* START TASK DATA *

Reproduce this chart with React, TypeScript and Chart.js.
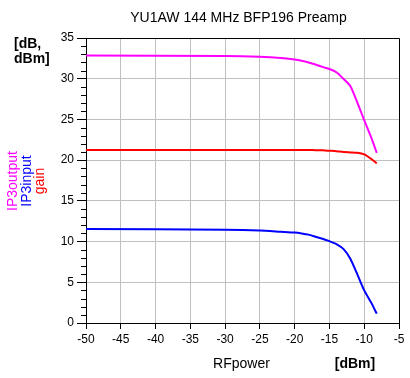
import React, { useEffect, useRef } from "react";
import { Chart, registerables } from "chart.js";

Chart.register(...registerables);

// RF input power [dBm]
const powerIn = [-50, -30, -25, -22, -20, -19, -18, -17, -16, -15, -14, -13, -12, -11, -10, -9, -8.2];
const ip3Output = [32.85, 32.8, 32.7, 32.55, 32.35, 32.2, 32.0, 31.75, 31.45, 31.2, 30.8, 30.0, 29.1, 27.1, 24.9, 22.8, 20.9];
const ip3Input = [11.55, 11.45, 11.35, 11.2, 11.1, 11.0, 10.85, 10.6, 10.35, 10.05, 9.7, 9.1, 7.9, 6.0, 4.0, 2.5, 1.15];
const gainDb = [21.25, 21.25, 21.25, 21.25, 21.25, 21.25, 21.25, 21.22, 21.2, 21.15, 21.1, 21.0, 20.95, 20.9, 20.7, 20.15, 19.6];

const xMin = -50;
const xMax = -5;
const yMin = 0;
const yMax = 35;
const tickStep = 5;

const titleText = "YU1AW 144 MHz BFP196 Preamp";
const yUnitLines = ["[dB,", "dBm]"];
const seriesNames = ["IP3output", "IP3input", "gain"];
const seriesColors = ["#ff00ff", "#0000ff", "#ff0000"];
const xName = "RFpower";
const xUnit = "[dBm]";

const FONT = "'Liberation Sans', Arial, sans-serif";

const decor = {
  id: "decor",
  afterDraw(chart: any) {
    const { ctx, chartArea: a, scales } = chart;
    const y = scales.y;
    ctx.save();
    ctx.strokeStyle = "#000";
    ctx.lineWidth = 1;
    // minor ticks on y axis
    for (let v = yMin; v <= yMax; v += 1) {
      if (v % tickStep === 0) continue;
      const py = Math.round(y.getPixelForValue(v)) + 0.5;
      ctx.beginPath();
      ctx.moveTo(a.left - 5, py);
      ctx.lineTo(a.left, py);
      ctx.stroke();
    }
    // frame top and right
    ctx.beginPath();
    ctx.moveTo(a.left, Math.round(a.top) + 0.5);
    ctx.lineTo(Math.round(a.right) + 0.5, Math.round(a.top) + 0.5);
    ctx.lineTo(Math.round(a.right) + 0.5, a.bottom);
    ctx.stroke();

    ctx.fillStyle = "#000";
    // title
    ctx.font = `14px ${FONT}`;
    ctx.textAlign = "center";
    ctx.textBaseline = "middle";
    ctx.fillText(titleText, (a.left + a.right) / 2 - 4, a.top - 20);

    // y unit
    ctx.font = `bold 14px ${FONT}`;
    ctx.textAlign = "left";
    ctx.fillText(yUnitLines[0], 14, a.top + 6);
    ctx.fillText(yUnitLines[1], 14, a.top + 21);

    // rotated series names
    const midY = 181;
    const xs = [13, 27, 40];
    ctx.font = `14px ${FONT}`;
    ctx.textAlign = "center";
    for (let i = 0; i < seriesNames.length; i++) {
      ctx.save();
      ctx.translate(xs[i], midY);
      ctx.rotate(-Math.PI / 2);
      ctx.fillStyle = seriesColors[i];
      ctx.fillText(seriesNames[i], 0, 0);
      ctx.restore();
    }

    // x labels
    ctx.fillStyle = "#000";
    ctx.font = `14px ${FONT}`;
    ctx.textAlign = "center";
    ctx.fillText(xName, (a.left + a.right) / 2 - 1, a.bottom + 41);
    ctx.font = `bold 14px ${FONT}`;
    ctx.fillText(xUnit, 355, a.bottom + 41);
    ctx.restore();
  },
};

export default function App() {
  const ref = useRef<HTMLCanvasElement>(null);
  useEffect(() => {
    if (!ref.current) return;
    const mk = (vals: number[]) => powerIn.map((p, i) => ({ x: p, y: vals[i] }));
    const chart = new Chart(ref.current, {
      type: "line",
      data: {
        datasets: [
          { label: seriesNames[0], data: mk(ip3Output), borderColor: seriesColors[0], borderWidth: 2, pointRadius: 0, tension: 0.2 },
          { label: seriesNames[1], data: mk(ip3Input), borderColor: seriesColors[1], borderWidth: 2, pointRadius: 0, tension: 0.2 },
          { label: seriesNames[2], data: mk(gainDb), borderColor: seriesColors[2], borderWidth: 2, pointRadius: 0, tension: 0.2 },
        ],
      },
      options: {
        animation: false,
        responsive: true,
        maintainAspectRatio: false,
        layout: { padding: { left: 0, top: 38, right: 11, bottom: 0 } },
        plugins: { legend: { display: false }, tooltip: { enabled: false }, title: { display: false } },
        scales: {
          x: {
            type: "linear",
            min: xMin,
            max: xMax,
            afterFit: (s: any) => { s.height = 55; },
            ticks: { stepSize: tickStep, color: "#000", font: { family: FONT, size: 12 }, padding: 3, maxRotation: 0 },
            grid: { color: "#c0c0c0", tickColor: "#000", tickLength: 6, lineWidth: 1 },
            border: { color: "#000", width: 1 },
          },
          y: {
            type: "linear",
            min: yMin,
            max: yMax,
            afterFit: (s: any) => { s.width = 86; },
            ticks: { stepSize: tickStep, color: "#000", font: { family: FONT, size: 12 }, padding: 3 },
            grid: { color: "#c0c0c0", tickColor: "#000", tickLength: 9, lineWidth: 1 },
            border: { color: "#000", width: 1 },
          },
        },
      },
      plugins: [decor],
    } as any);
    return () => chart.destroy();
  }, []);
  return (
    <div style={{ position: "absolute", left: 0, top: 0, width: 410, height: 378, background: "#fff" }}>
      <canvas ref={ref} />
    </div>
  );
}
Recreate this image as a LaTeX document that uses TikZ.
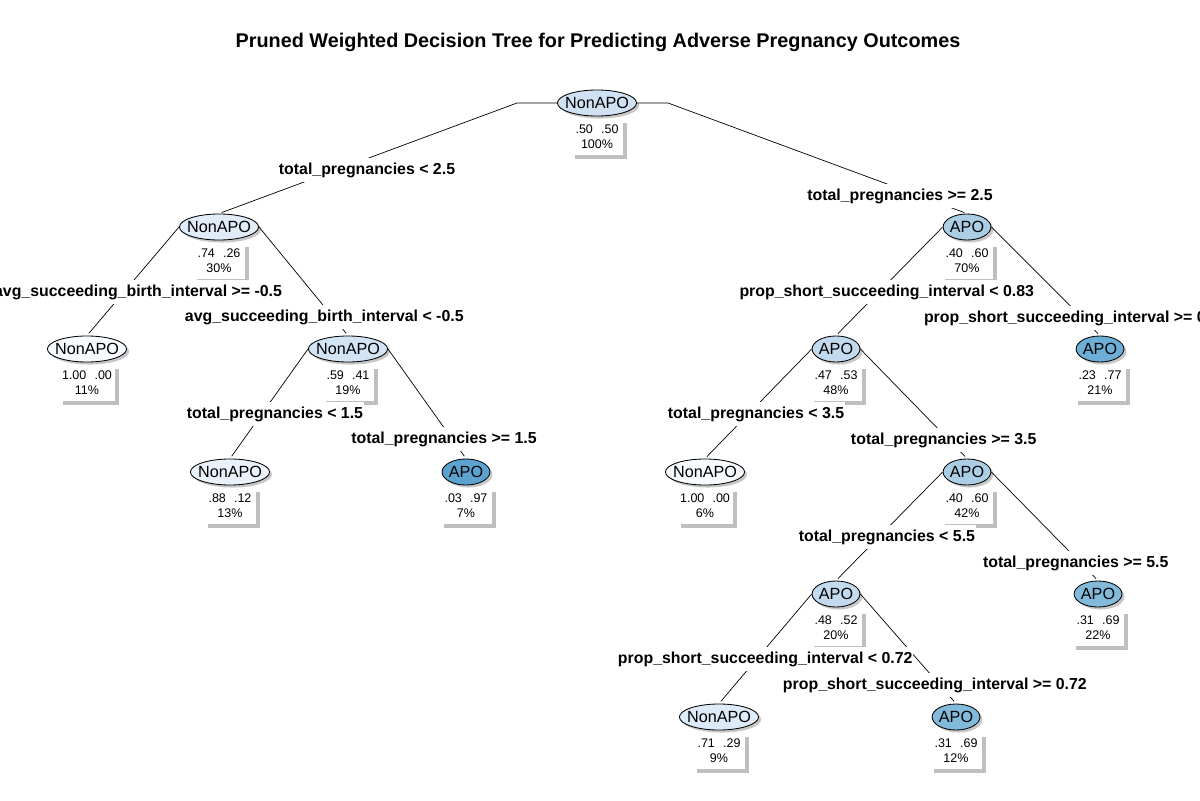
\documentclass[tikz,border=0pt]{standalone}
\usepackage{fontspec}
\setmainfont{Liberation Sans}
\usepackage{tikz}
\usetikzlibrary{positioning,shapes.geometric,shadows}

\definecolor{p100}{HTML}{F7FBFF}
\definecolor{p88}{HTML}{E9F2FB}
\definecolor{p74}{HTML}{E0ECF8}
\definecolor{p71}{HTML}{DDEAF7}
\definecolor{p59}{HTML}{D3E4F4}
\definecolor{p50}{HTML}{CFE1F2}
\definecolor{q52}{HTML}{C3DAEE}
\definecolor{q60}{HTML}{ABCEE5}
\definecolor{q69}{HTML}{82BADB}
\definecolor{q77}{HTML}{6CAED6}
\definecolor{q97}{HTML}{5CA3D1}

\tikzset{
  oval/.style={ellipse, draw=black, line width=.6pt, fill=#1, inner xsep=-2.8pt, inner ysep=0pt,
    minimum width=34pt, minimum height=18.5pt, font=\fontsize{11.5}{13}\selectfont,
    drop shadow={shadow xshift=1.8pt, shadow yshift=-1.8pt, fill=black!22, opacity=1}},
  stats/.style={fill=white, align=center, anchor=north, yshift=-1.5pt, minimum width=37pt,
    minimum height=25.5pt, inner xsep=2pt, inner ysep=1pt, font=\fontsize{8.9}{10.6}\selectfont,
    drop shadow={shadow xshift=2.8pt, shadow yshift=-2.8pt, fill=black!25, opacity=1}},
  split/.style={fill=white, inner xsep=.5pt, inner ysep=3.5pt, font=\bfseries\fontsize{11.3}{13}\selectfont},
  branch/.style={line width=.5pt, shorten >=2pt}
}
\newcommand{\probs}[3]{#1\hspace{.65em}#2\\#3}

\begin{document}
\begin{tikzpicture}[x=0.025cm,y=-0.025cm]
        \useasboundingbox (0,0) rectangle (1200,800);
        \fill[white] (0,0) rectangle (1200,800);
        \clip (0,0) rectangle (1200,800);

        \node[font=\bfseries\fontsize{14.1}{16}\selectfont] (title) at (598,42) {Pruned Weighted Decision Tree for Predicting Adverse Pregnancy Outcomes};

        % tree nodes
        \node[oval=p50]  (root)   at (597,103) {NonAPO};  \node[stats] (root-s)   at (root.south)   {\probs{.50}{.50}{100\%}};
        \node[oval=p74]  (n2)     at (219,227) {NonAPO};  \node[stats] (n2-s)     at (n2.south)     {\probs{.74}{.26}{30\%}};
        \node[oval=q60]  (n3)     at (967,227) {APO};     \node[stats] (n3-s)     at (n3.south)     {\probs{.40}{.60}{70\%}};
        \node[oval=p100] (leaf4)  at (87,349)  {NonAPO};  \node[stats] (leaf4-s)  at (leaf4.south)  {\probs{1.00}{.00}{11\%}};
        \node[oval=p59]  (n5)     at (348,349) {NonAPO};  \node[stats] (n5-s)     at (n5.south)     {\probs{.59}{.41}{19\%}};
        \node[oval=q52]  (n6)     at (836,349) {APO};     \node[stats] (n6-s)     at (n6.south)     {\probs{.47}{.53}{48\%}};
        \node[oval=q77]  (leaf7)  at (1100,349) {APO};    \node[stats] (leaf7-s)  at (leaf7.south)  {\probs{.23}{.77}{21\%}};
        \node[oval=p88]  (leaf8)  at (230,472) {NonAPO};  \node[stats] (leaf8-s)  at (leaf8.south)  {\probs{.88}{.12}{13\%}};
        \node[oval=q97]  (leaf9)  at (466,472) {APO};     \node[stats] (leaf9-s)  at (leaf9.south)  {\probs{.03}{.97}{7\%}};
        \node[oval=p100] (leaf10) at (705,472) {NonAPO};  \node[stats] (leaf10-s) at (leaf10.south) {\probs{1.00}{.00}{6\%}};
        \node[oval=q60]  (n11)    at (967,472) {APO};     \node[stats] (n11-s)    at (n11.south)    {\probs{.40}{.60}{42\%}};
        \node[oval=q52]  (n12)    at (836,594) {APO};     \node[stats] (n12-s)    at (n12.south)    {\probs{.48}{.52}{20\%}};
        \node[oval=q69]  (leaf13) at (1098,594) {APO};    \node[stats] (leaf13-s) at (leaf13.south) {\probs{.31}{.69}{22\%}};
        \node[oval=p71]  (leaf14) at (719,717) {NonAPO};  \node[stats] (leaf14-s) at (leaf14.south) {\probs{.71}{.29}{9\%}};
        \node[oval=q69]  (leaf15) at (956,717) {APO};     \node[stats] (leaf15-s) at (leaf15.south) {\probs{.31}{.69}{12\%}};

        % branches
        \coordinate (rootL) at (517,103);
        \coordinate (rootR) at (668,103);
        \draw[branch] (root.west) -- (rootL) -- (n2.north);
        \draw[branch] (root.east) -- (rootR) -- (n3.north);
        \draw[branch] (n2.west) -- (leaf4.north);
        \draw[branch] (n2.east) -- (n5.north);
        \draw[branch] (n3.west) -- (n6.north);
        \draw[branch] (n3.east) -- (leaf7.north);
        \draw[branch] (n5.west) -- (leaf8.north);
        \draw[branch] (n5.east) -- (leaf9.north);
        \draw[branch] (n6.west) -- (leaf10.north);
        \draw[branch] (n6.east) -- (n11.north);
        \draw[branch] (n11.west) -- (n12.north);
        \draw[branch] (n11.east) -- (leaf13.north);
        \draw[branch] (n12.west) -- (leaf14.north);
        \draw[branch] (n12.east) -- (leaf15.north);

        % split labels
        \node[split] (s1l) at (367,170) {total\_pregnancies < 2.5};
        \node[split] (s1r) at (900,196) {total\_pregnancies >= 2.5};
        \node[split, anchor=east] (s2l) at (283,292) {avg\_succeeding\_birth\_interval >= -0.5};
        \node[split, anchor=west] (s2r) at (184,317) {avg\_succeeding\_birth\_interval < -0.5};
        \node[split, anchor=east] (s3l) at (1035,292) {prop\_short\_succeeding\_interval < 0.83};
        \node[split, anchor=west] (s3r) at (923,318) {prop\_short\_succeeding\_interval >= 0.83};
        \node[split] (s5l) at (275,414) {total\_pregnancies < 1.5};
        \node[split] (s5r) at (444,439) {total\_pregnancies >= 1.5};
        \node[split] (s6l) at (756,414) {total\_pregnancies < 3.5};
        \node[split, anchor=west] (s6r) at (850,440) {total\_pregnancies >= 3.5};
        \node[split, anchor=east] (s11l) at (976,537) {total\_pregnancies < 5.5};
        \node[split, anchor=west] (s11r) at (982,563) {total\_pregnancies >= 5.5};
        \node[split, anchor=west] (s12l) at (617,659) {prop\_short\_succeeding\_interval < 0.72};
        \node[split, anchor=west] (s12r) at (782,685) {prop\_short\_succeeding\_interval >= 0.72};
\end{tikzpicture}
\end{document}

* END TASK DATA *

TASK TO COMPLETE: The required output is the exact run of lines from the start of the records through the line containing "Chart.register(...registerables);", both ends included, with no pictures.

FINISHED EXERCISE:
Reproduce this chart with React, TypeScript and Chart.js.
import React, { useEffect, useRef } from "react";
import { Chart, registerables } from "chart.js";

Chart.register(...registerables);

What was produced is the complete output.